Mehr fällt mir zur vierten Staffel tatsächlich nicht mehr ein. Wie gesagt: Staffel 3 hat das Niveau der Serie signifikant gesteigert und ab jetzt wird es konsequent gehalten. Ja, es könnte hier und da wie immer etwas besser sein (Stichwort “Verpasste Chancen”) aber gute Unterhaltung und vorzügliches Star Trek ist es auf jeden Fall.

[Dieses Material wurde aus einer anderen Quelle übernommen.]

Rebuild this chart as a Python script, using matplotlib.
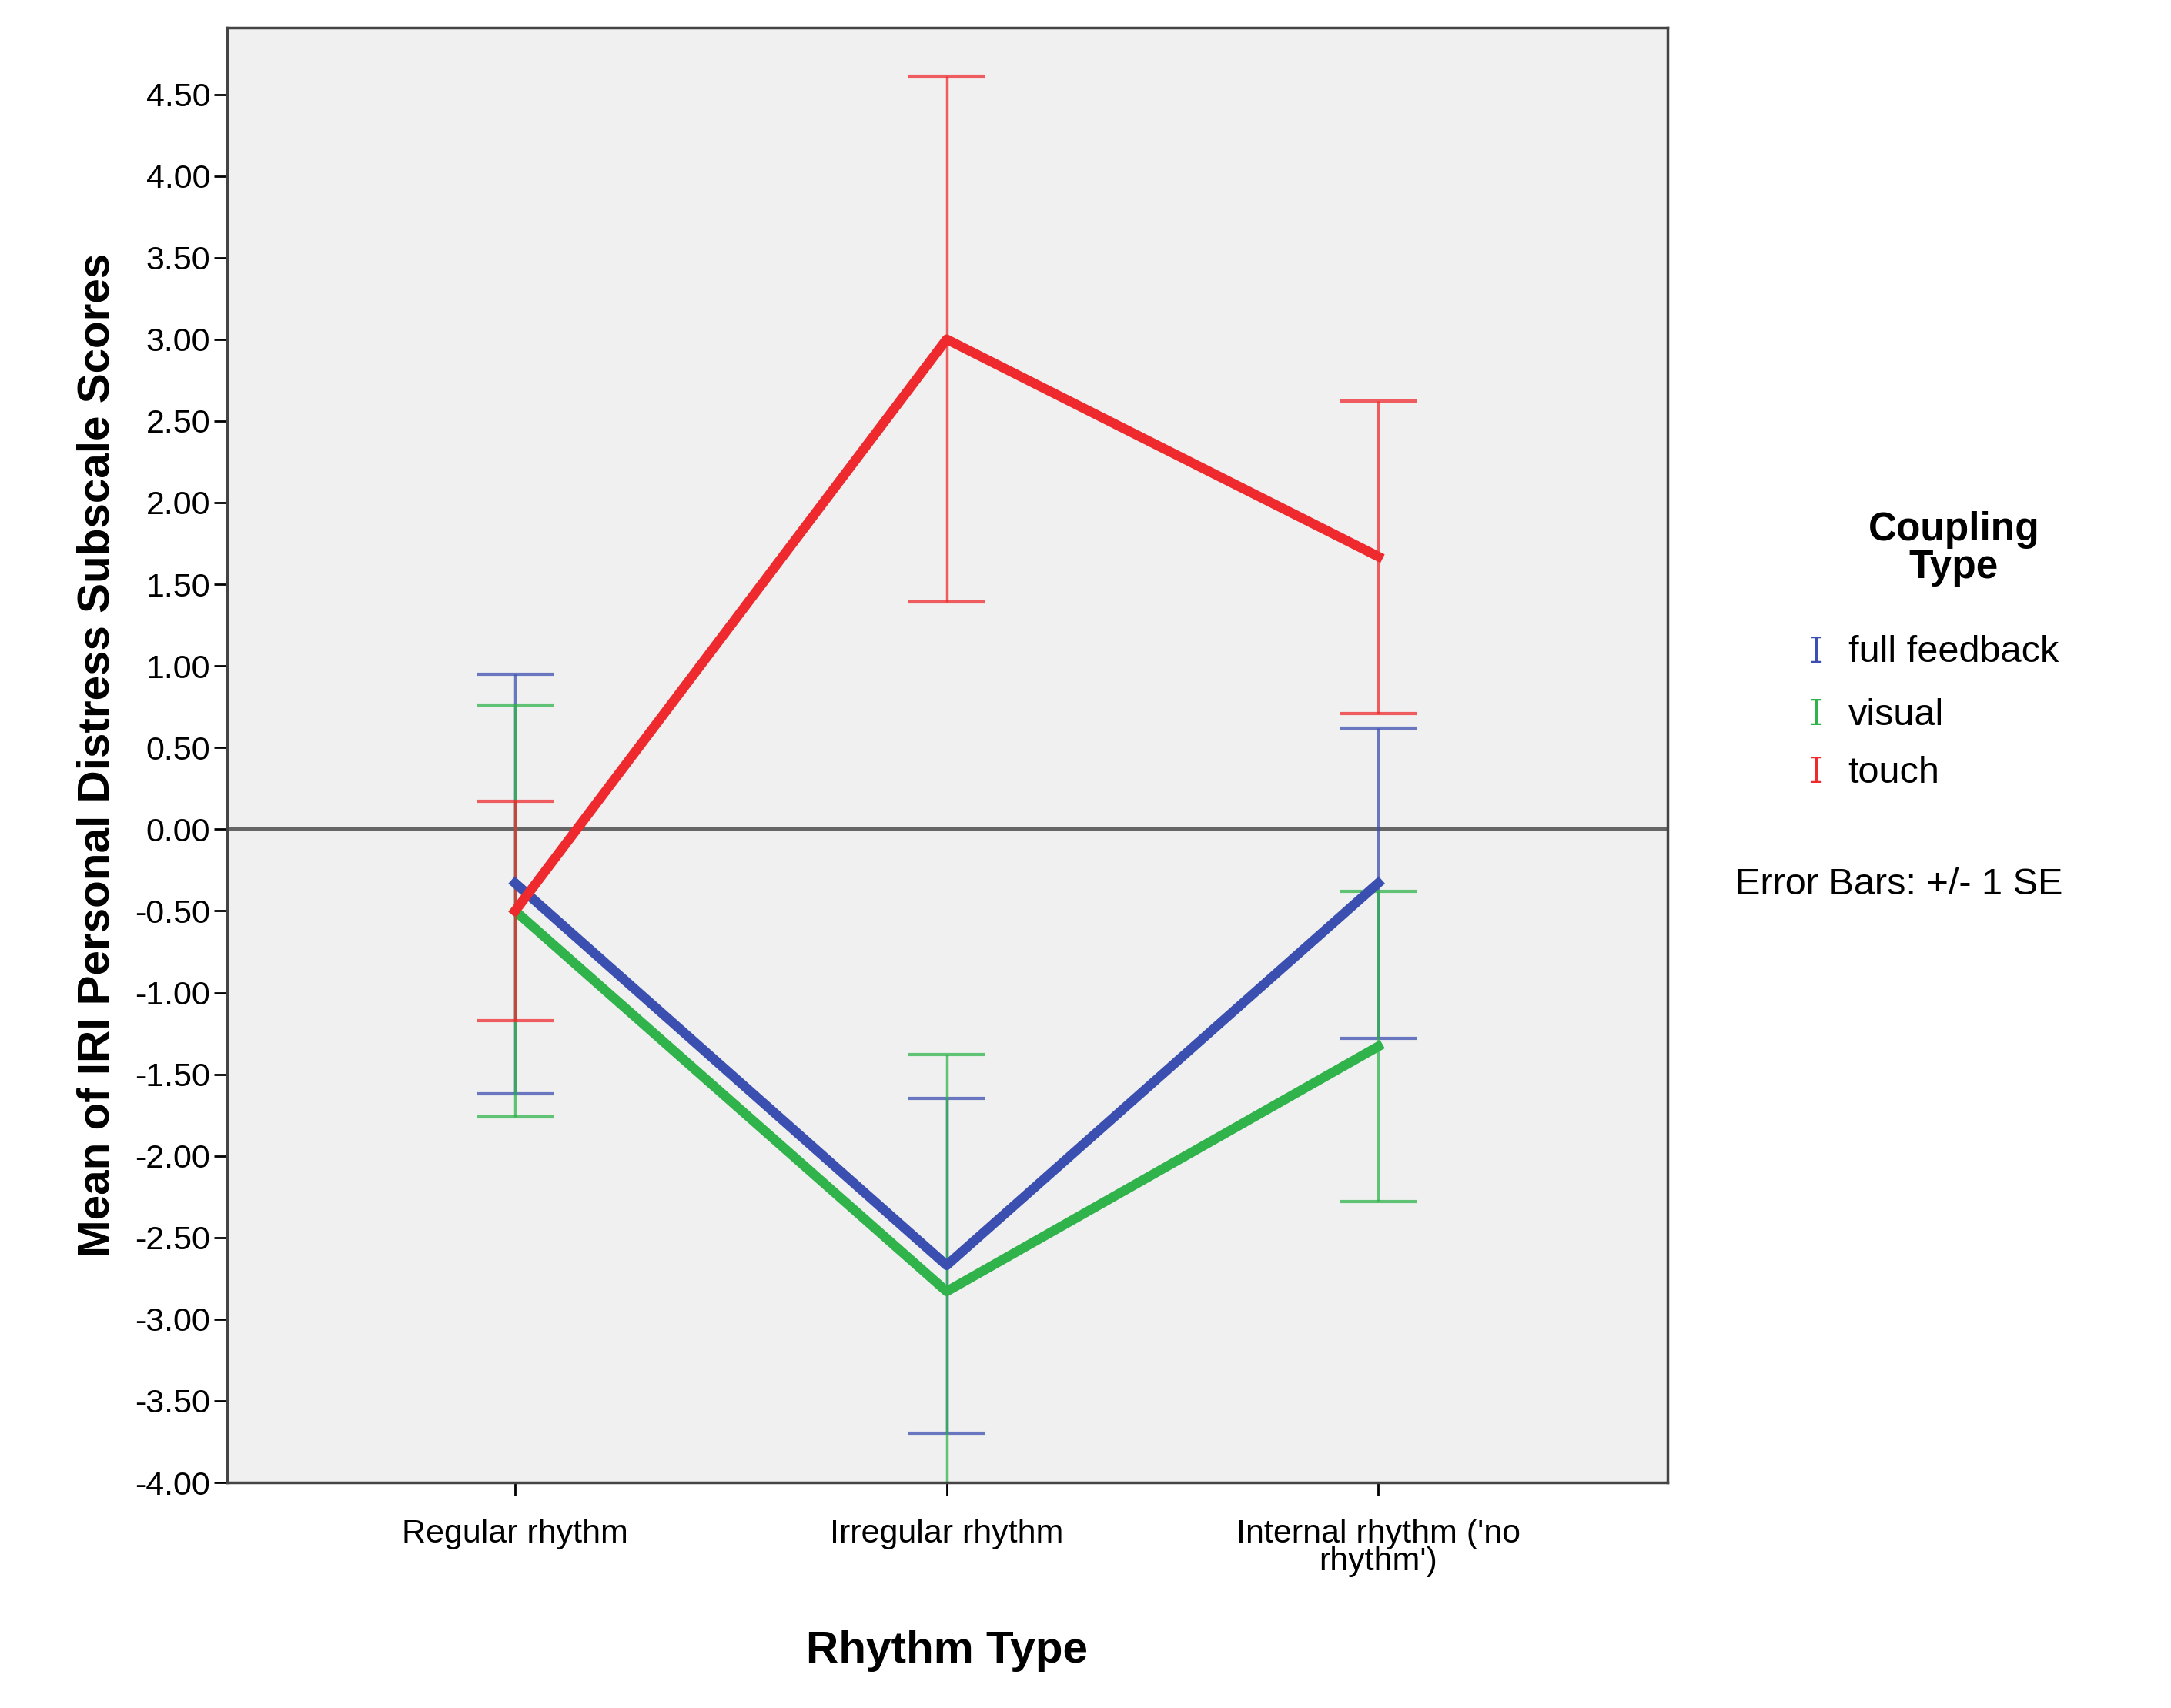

Vielleicht abschließend noch eine Sache: Ich habe bislang noch kein einziges Mal die Technik erwähnt. Wir schauen schließlich die Remastered-Fassungen auf Blu-ray. Ich habe sie jedoch aus einem bestimmten Grund bislang nicht angesprochen: Ich habe schlicht nichts zu sagen. Zum einen, weil es anders als bei den Blu-rays von Raumschiff Enterprise keine Umschaltefunktion gibt. Ich habe also gar keinen Schimmer mehr, wie das Original überhaupt aussah (hab die Specials noch nicht geschaut – die interessieren Lysanda nicht). Aber zum anderen auch genau dies: Es fällt absolut nicht auf, dass irgendwas getan wurde. Die verbesserten Effekte fügen sich buchstäblich nahtlos ein und die Serie an sich ist so gestochen scharf und klar – man könnte meinen, sie wäre gerade erst produziert worden. Würdet ihr mir also sagen, dass wir eigentlich das Original von 1987 schauen – ich würde es euch glatt glauben. Einzig auffällig ist, dass die Qualität der deutschen Tonspur hier und da schwankt. Sprecherwechsel gab es zwar meines Wissens nicht aber die ein oder andere Folge klingt trotzdem irgendwie komisch.

Jetzt geht es logischerweise weiter mit der fünften Staffel – allerdings doch mit einer kurzen Anime-Pause davor. Ich bin nämlich auf die Serie Undefeated Bahamut Chronicles* gestoßen. Sie hat nur 12 Episoden (á 23 Minuten) und die deutsche Synchronisation lässt ziemlich zu wünschen übrig (“erzwungen cool/hip” würde ich es nennen) aber sie scheint ganz nett zu sein. Bitte? Ich würde sie nur schauen, weil dort junge Mädchen mit großen Brüsten vorkommen, die in Mechs kämpfen? Ääähhh… ich muss dann mal weg.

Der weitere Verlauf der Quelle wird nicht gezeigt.